Scomparso lo scorso giugno poco prima di staccare il tagliando dei cent'anni, Raffaele La Capria ha avuto un percorso singolare: dopo aver pubblicato Ferito a morte, il romanzo vincitore del Premio Strega nel 1961, ha imboccato una linea saggistica che ne ha fatto una sorta di Montaigne italiano, senza torre ma con tanti amici, i quali ne hanno accompagnato la vita sterminata, come suggerisce il titolo della scelta di lettere che ora Mondadori manda nelle librerie (Tu, un secolo, pagg. 168, euro 18,50) per ricordarne la parabola non solo letteraria, ma esistenziale. Predisposto dall'autore con largo anticipo, in modo da costituire un insieme di «biglietti» destinati a noi, i posteri, il carteggio genera più di un soprassalto perché vi compaiono le personalità essenziali del Novecento.
Si inizia con una missiva di Moravia a Bompiani in cui l'autore degli Indifferenti sponsorizza quello che allora era solo un giovane narratore di talento («Caro Bompiani, ti scrivo per annunziarti che ho scoperto uno scrittore nuovo...») e si continua con una lettera a Pasolini in cui La Capria stigmatizza il bullismo di alcuni cenacoli, sottolineando la propria autonomia: «Il mio primo romanzo Un giorno d'impazienza è del 1952. Allora l'avanguardia non poteva ricattarmi perché non esisteva. Anche con Ferito a morte l'avanguardia non avrebbe fatto in tempo a ricattarmi. È dell'aprile del '61. L'avanguardia cominciò a ricattare un po' più tardi...». C'è una nota di scuse di Montale, il quale in una recensione gli aveva dato del mediocre - «avrei dovuto usare un'altra parola» - e due straordinarie lettere di Anna Maria Ortese che rimarcano l'umanesimo affabile, mai abrasivo, del destinatario: «Una delle cose che ho sempre ammirato in te è la perfezione formale, anche del vivere»; osservazione che rende più drammatica la successiva confessione, in cui la Ortese dichiara di considerarsi «un errore di Dio», sensazione «che rende infelici per sempre alcune persone». Le lettere di Parise lasciano intravedere una grande amicizia e un periodo felice dello scrittore veneto: «Vado molto a caccia, in valle e altrove, sempre solo. Vado anche a sciare. Stupenda neve vergine a Cortina, solo, solissimo a 3200 metri e giù nella neve. Vedo scoiattoli già bianchi, anche lepri bianche...». Non mancano le lettere imbucate dai critici letterari puri, più o meno incardinati nell'accademia. Bella, per esempio, la pagina in cui Raffaele Manica racconta che sfogliando Letteratura e salti mortali fresca di stampa ha esclamato: «Ma sono le Lezioni americane di La Capria!».

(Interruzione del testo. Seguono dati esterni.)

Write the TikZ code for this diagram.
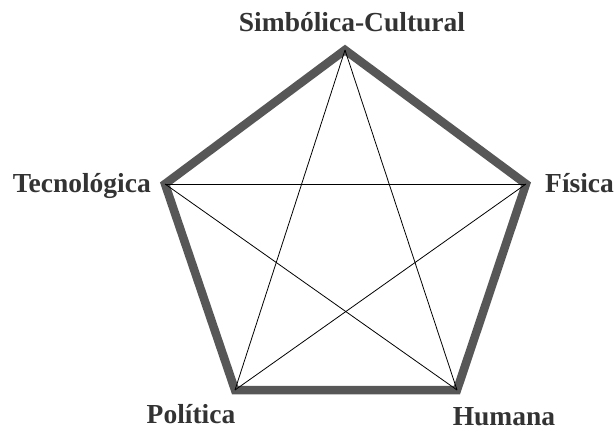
\documentclass[tikz,border=0pt]{standalone}
\usepackage{fontspec}
\setmainfont{Liberation Serif}
\definecolor{pentgray}{HTML}{575757}
\definecolor{labink}{HTML}{333333}

\begin{document}
\begin{tikzpicture}[x=1pt, y=-1pt, font=\bfseries\fontsize{27.5}{32}\selectfont, text=labink,
    rim/.style={draw=pentgray, line width=8.5pt, line join=miter},
    chord/.style={draw=black, line width=0.8pt},
    dimlabel/.style={inner sep=0pt, anchor=base},
  ]
  \useasboundingbox (0, 0) rectangle (615, 427);

  % corners of the pentagon
  \coordinate (sim) at (345, 50);
  \coordinate (fis) at (526, 184);
  \coordinate (hum) at (457, 390);
  \coordinate (pol) at (235, 390);
  \coordinate (tec) at (165, 184);

  % outer rim
  \draw[rim] (sim) -- (fis) -- (hum) -- (pol) -- (tec) -- cycle;

  % every corner joined to every other one
  \draw[chord] (sim) -- (pol);
  \draw[chord] (sim) -- (hum);
  \draw[chord] (tec) -- (fis);
  \draw[chord] (tec) -- (hum);
  \draw[chord] (fis) -- (pol);

  % dimension names
  \node[dimlabel] (simlab) at (352, 32) {Simbólica-Cultural};
  \node[dimlabel, anchor=base east] (teclab) at (151, 193) {Tecnológica};
  \node[dimlabel, anchor=base west] (fislab) at (545, 193) {Física};
  \node[dimlabel] (pollab) at (191, 423) {Política};
  \node[dimlabel] (humlab) at (504, 425) {Humana};
\end{tikzpicture}
\end{document}
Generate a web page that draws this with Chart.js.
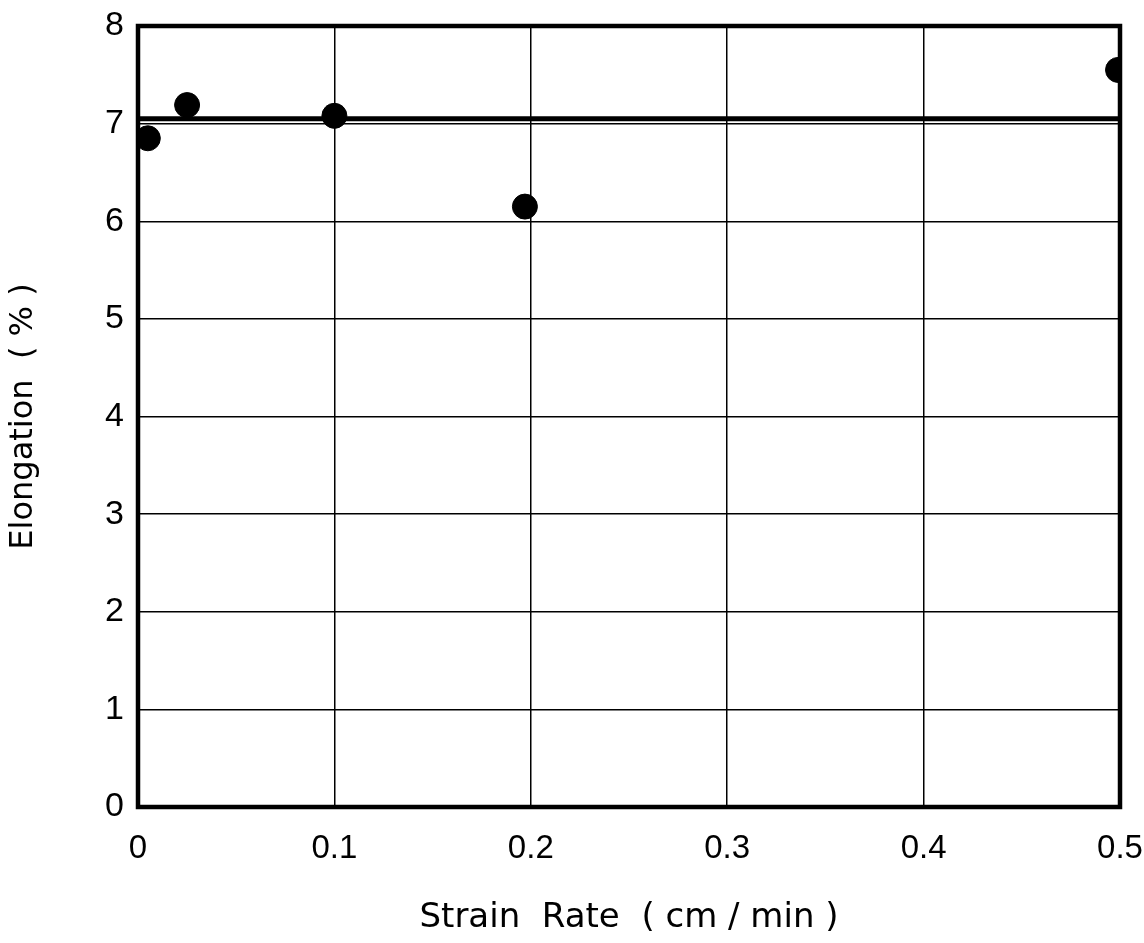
<!DOCTYPE html>
<html><head><meta charset="utf-8">
<script src="https://cdn.jsdelivr.net/npm/chart.js@4/dist/chart.umd.min.js"></script>
<style>html,body{margin:0;padding:0;background:#fff}#wrap{width:1144px;height:943px}</style>
</head><body><div id="wrap"><canvas id="c" width="1144" height="943"></canvas></div>
<script>
const strainRate = [0.005, 0.025, 0.1, 0.197, 0.499];
const elongation = [6.85, 7.19, 7.08, 6.15, 7.55];
const meanLineX = [0, 0.5];
const meanLineY = [7.05, 7.05];
const xTicks = [0, 0.1, 0.2, 0.3, 0.4, 0.5];
const yTicks = [0, 1, 2, 3, 4, 5, 6, 7, 8];
const xTitle = 'Strain  Rate  ( cm / min )';
const yTitle = 'Elongation  ( % )';

const FONT = "'DejaVu Sans', sans-serif";
const TICKFONT = "'Liberation Sans', Arial, sans-serif";
const frame = {
  id: 'frame',
  afterDatasetsDraw(chart) {
    const a = chart.chartArea, ctx = chart.ctx;
    ctx.save();
    ctx.strokeStyle = '#000';
    ctx.lineWidth = 4.5;
    ctx.strokeRect(a.left, a.top, a.right - a.left, a.bottom - a.top);
    ctx.restore();
  }
};

new Chart(document.getElementById('c'), {
  type: 'scatter',
  data: {
    datasets: [
      {
        data: meanLineX.map((x, i) => ({x, y: meanLineY[i]})),
        type: 'line', showLine: true, borderColor: '#000', borderWidth: 5,
        pointRadius: 0, fill: false
      },
      {
        data: strainRate.map((x, i) => ({x, y: elongation[i]})),
        backgroundColor: '#000', borderColor: '#000', pointRadius: 12.5, pointHoverRadius: 12.5
      }
    ]
  },
  options: {
    responsive: false, animation: false,
    layout: {padding: {left: 0, right: 24, top: 26, bottom: 0}},
    plugins: {legend: {display: false}, tooltip: {enabled: false}},
    scales: {
      x: {
        type: 'linear', min: 0, max: 0.5,
        afterBuildTicks(s) { s.ticks = xTicks.map(v => ({value: v})); },
        afterFit(s) { s.height = 943 - 807; s.paddingLeft = 0; s.paddingRight = 0; },
        grid: {color: '#000', lineWidth: 1.5, drawTicks: false},
        border: {display: false},
        ticks: {color: '#000', font: {family: TICKFONT, size: 33}, padding: 22,
          callback: v => v === 0 ? '0' : v.toFixed(1), maxRotation: 0},
        title: {display: true, text: xTitle, color: '#000', font: {family: FONT, size: 34}, padding: {top: 22}}
      },
      y: {
        type: 'linear', min: 0, max: 8,
        afterBuildTicks(s) { s.ticks = yTicks.map(v => ({value: v})); },
        afterFit(s) { s.width = 138; s.paddingTop = 0; s.paddingBottom = 0; },
        grid: {color: '#000', lineWidth: 1.5, drawTicks: false},
        border: {display: false},
        ticks: {color: '#000', font: {family: TICKFONT, size: 34}, padding: 14},
        title: {display: true, text: yTitle, color: '#000', font: {family: FONT, size: 32}, padding: {top: 4, bottom: 26}}
      }
    }
  },
  plugins: [frame]
});
</script></body></html>
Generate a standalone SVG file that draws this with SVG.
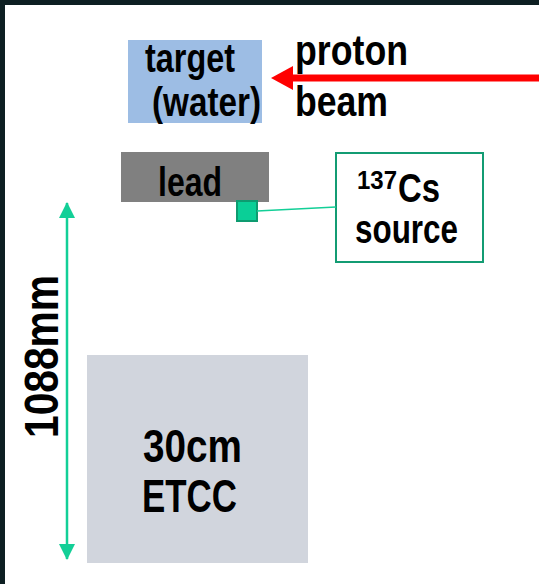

A volte, fra le righe, affiora l'imbarazzo per la mancanza di abissalità dello scrittore napoletano, ma è solo, per usare il gergo dei tribunali, un atto dovuto, imposto dal radicalismo di tanti intellettuali del Novecento, poco compatibile con l'epicureismo di La Capria fatto di centralità dell'amicizia, invidiabile indifferenza alla morte, aderenza a un cielo pagano sgombro di divinità troppo ingombranti.
Universale, invece, è l'ammirazione verso la «leggenda personale» che La Capria ha saputo costruire: l'infanzia napoletana cosmopolita a palazzo Donn'Anna, dalle cui finestre ci si poteva tuffare nel mare («È una cosa colossale, omerica!» gli scrive Sossio Giametta); il tema della «bella giornata», metafora assoluta parente dell'attimo immenso di cui parla Nietszche nella Gaia scienza; naturalmente la famosa scena di pesca subacquea che apre Ferito a morte. Nessun letterato degno di questo nome mette una spigola nel forno senza riandare con il pensiero a quella pagina memorabile.